**INSTRUCTIONS FOR THE TASK**
Print nothing but the lines from the start of the listing below through the line that contains "import matplotlib.pyplot as plt". Do not include the pictures.

*** DATA

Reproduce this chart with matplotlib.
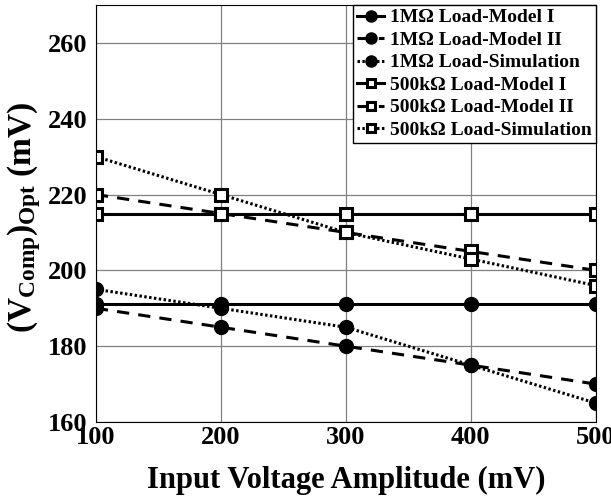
import matplotlib
matplotlib.use("Agg")
import matplotlib.pyplot as plt

plt.rcParams["font.family"] = "Liberation Serif"
plt.rcParams["font.weight"] = "bold"
plt.rcParams["mathtext.fontset"] = "custom"
plt.rcParams["mathtext.rm"] = "Liberation Serif:bold"
plt.rcParams["mathtext.bf"] = "Liberation Serif:bold"
plt.rcParams["mathtext.it"] = "Liberation Serif:bold"

x = [100, 200, 300, 400, 500]
m1_model1 = [191, 191, 191, 191, 191]
m1_model2 = [190, 185, 180, 175, 170]
m1_sim = [195, 190, 185, 175, 165]
k500_model1 = [215, 215, 215, 215, 215]
k500_model2 = [220, 215, 210, 205, 200]
k500_sim = [230, 220, 210, 203, 196]

fig = plt.figure(figsize=(6.11, 5.0), dpi=100)
ax = fig.add_axes([0.157, 0.156, 0.818, 0.834])

circ = dict(marker="o", ms=10, color="black", mfc="black", lw=2.2)
sq = dict(marker="s", ms=8, color="black", mfc="white", mec="black", mew=2.2, lw=2.2)

ax.plot(x, m1_model1, "-", label="1M\u03a9 Load-Model I", **circ)
ax.plot(x, m1_model2, label="1M\u03a9 Load-Model II", ls=(0, (4, 3)), **circ)
ax.plot(x, m1_sim, label="1M\u03a9 Load-Simulation", ls=(0, (0.8, 0.8)), **circ)
ax.plot(x, k500_model1, "-", label="500k\u03a9 Load-Model I", **sq)
ax.plot(x, k500_model2, label="500k\u03a9 Load-Model II", ls=(0, (4, 3)), **sq)
ax.plot(x, k500_sim, label="500k\u03a9 Load-Simulation", ls=(0, (0.8, 0.8)), **sq)

ax.set_xlim(100, 500)
ax.set_ylim(160, 270)
ax.set_xticks(x)
ax.set_yticks([160, 180, 200, 220, 240, 260])
ax.grid(True, color="#808080", lw=0.9)
ax.tick_params(labelsize=19, length=0, pad=6)
ax.tick_params(axis="x", pad=3)
for lab in ax.get_xticklabels() + ax.get_yticklabels():
    lab.set_fontweight("bold")

ax.set_xlabel("Input Voltage Amplitude (mV)", fontsize=22, fontweight="bold", labelpad=12)
ax.set_ylabel(r"$\mathregular{(V_{Comp})_{Opt}}$ (mV)", fontsize=24, fontweight="bold")
ax.yaxis.set_label_coords(-0.105, 0.49)

leg = ax.legend(loc="upper right", fontsize=14, handlelength=1.4, handletextpad=0.3,
                borderaxespad=0, fancybox=False, framealpha=1, edgecolor="black",
                labelspacing=0.25, borderpad=0.2, markerscale=0.8)
leg.get_frame().set_linewidth(1)

fig.savefig("out.png", dpi=100)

******

**RESPONSE**
Reproduce this chart with matplotlib.
import matplotlib
matplotlib.use("Agg")
import matplotlib.pyplot as plt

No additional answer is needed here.